Mr. Ned wrote:Features feel a little weak, don't they? Too bad the commentary didn't make it, but I hope a few things get added before the November release date.
I agree that the features seem slim. It's obviously too early to tell anything about their quality, but the quantity, at this early stage, is a disappointment. I would have hoped for enough stuff to warrant a two-disc DVD set given that
Weekend is kind of filling a gap left in the collection by the absence of the abundantly supplemented OOP
Pierrot le fou.
I listened to the David Sterrit commentary recently and while it's pleasant enough he pretty much tells you what you're seeing on the screen, and throws in some stuff about the actors and crew which sheds little light on the movie. When it does something formally or politically daring he says "this shows how political Godard's thinking was" or "this shows how Godard had no respect for the rules of commercial cinema." He seems to expect that you didn't like the movie, can't imagine anybody else liking it, and don't understand how a movie that doesn't try its best to entertain could even be talked about. So in a way he's trying to break you out of the mold in which the only two responses to a movie you can imagine are "it successfully entertained me, so it was good" and "it tried to entertain me, but it failed, so it was bad." I don't think its absence on the CC disc is a bad thing, given that most people who are going to watch it will not be stuck in that mold anyway.
Nothing Sterrit says is dumb or wrong, exactly, it just struck me as a little hand-holdy, and the viewer he seems to anticipate is like an undergraduate intro to film student who has just watched Weekend for the first time and has a paper due on it tomorrow morning. It's as if he thinks part of his job is to convince you that the film was indeed made on purpose, that it's not just a bunch of random footage Godard had lying around, that it's aesthetic choices were conscious and add up to something that can be interpreted and discussed.

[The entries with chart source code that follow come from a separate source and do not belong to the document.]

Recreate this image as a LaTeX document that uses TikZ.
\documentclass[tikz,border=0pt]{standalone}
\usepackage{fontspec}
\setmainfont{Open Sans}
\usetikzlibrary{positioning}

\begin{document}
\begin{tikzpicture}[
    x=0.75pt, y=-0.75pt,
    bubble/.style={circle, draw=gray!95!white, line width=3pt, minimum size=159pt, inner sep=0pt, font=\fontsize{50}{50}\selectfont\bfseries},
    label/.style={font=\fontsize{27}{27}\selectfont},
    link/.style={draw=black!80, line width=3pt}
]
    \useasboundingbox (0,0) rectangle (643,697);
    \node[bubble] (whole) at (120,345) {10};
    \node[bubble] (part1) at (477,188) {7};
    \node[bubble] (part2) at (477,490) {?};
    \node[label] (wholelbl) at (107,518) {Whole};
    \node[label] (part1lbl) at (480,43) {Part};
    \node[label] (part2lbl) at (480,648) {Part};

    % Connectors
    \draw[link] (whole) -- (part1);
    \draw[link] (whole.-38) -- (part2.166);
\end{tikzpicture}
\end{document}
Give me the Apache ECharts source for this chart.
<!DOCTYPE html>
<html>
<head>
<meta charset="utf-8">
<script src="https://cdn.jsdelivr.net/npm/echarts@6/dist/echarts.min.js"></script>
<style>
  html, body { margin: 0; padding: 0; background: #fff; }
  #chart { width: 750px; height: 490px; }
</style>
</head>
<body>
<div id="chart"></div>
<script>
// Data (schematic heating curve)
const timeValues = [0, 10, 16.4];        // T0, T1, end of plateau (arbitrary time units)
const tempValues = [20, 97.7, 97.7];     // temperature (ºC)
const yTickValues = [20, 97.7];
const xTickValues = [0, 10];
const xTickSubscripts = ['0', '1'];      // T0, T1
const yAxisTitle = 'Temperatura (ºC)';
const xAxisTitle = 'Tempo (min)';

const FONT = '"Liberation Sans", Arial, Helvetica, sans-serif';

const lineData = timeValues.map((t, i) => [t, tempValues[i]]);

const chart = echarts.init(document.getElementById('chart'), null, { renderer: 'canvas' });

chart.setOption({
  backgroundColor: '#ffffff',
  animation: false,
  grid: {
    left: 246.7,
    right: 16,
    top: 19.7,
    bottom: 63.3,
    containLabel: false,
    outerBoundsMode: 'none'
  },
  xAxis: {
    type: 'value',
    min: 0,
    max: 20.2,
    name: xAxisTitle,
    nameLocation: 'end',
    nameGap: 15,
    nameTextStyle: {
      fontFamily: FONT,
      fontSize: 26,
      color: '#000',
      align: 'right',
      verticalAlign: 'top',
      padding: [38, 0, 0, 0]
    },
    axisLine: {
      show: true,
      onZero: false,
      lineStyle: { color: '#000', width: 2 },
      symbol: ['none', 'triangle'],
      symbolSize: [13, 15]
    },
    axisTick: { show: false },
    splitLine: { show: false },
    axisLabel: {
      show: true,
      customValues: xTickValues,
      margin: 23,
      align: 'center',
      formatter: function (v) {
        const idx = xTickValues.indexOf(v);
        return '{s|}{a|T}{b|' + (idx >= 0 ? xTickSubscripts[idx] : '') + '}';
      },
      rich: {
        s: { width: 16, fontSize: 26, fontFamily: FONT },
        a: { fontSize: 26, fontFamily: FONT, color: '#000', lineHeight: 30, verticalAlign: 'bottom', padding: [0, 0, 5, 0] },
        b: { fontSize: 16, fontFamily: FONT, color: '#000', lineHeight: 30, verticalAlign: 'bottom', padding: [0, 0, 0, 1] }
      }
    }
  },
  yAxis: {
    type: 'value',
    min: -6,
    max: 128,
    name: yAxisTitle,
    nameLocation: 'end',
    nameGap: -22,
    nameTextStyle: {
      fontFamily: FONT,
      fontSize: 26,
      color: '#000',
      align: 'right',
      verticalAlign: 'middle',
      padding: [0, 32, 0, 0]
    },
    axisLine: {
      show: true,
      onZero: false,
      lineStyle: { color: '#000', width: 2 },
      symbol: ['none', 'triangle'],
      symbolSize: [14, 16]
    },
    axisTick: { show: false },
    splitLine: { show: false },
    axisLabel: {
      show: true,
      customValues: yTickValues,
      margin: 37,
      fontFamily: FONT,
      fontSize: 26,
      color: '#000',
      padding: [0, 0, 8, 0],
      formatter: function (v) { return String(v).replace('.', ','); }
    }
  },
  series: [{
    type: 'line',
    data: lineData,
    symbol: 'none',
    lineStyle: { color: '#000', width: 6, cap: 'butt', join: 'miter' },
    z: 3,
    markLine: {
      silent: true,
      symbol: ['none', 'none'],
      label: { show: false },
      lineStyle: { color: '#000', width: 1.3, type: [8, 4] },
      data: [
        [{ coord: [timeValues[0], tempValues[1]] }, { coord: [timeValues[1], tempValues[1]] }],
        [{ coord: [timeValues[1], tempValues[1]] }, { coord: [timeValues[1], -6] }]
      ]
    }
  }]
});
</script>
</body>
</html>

Is there no Adrian Martin commentary for
Weekend? I know he's recorded a bunch for Australian releases of Godard films, I just don't know which ones. His contributions to
Vivre sa vie and
2 or 3 Things... were outstanding, and I think he does a great job balancing the needs of people who have never stepped off the cineplex path before with people who want to hear an actual, substantive, interpretative argument.